— start of Source excerpt —

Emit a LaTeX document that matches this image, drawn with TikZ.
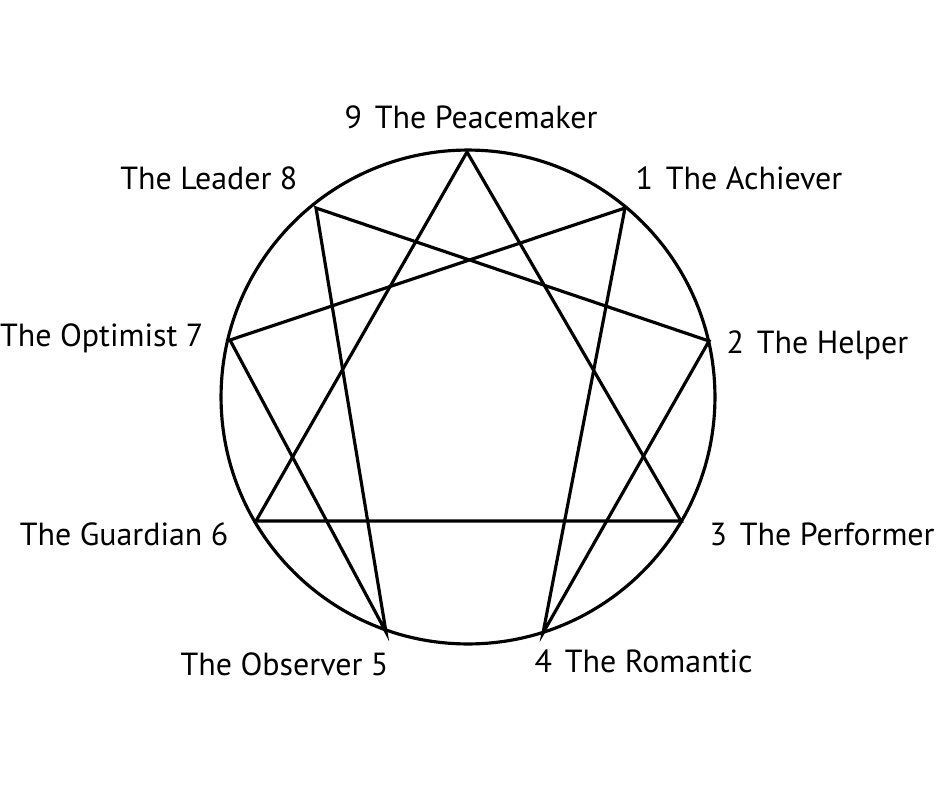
\documentclass[tikz,border=0pt]{standalone}
\usepackage{fontspec}
\setmainfont{PT Sans}
\begin{document}
\begin{tikzpicture}[x=0.02cm,y=-0.02cm,line width=1.8pt,
    every node/.style={inner sep=0pt,font=\fontsize{18.2}{20}\selectfont}]
            \useasboundingbox (0,0) rectangle (940,788);
            \node (c) at (468,397) {};
            \draw (c) circle [radius=4.94cm];
            \coordinate (p9) at (467,152);
            \coordinate (p1) at (625,208);
            \coordinate (p2) at (709,341);
            \coordinate (p3) at (681,521);
            \coordinate (p4) at (543,633);
            \coordinate (p5) at (386,632);
            \coordinate (p6) at (256,521);
            \coordinate (p7) at (230,340);
            \coordinate (p8) at (316,208);
            \draw[line join=miter] (p9)--(p3)--(p6)--cycle;
            \draw[line join=miter] (p1)--(p4)--(p2)--(p8)--(p5)--(p7)--cycle;
            \node[anchor=base west] (l9) at (343,128) {9\hspace{0.4em}The Peacemaker};
            \node[anchor=base west] (l1) at (634,189) {1\hspace{0.4em}The Achiever};
            \node[anchor=base west] (l2) at (725,353) {2\hspace{0.4em}The Helper};
            \node[anchor=base west] (l3) at (708,545) {3\hspace{0.4em}The Performer};
            \node[anchor=base west] (l4) at (533,672) {4\hspace{0.4em}The Romantic};
            \node[anchor=base east] (l5) at (390,675) {The Observer 5};
            \node[anchor=base east] (l6) at (230,545) {The Guardian 6};
            \node[anchor=base east] (l7) at (205,346) {The Optimist 7};
            \node[anchor=base east] (l8) at (299,189) {The Leader 8};
        \end{tikzpicture}
\end{document}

— end of Source excerpt —

Your goal> Return each line of the data, keeping its wording exact and omitting pictures.

Task response>
Emit a LaTeX document that matches this image, drawn with TikZ.
\documentclass[tikz,border=0pt]{standalone}
\usepackage{fontspec}
\setmainfont{PT Sans}
\begin{document}
\begin{tikzpicture}[x=0.02cm,y=-0.02cm,line width=1.8pt,
    every node/.style={inner sep=0pt,font=\fontsize{18.2}{20}\selectfont}]
            \useasboundingbox (0,0) rectangle (940,788);
            \node (c) at (468,397) {};
            \draw (c) circle [radius=4.94cm];
            \coordinate (p9) at (467,152);
            \coordinate (p1) at (625,208);
            \coordinate (p2) at (709,341);
            \coordinate (p3) at (681,521);
            \coordinate (p4) at (543,633);
            \coordinate (p5) at (386,632);
            \coordinate (p6) at (256,521);
            \coordinate (p7) at (230,340);
            \coordinate (p8) at (316,208);
            \draw[line join=miter] (p9)--(p3)--(p6)--cycle;
            \draw[line join=miter] (p1)--(p4)--(p2)--(p8)--(p5)--(p7)--cycle;
            \node[anchor=base west] (l9) at (343,128) {9\hspace{0.4em}The Peacemaker};
            \node[anchor=base west] (l1) at (634,189) {1\hspace{0.4em}The Achiever};
            \node[anchor=base west] (l2) at (725,353) {2\hspace{0.4em}The Helper};
            \node[anchor=base west] (l3) at (708,545) {3\hspace{0.4em}The Performer};
            \node[anchor=base west] (l4) at (533,672) {4\hspace{0.4em}The Romantic};
            \node[anchor=base east] (l5) at (390,675) {The Observer 5};
            \node[anchor=base east] (l6) at (230,545) {The Guardian 6};
            \node[anchor=base east] (l7) at (205,346) {The Optimist 7};
            \node[anchor=base east] (l8) at (299,189) {The Leader 8};
        \end{tikzpicture}
\end{document}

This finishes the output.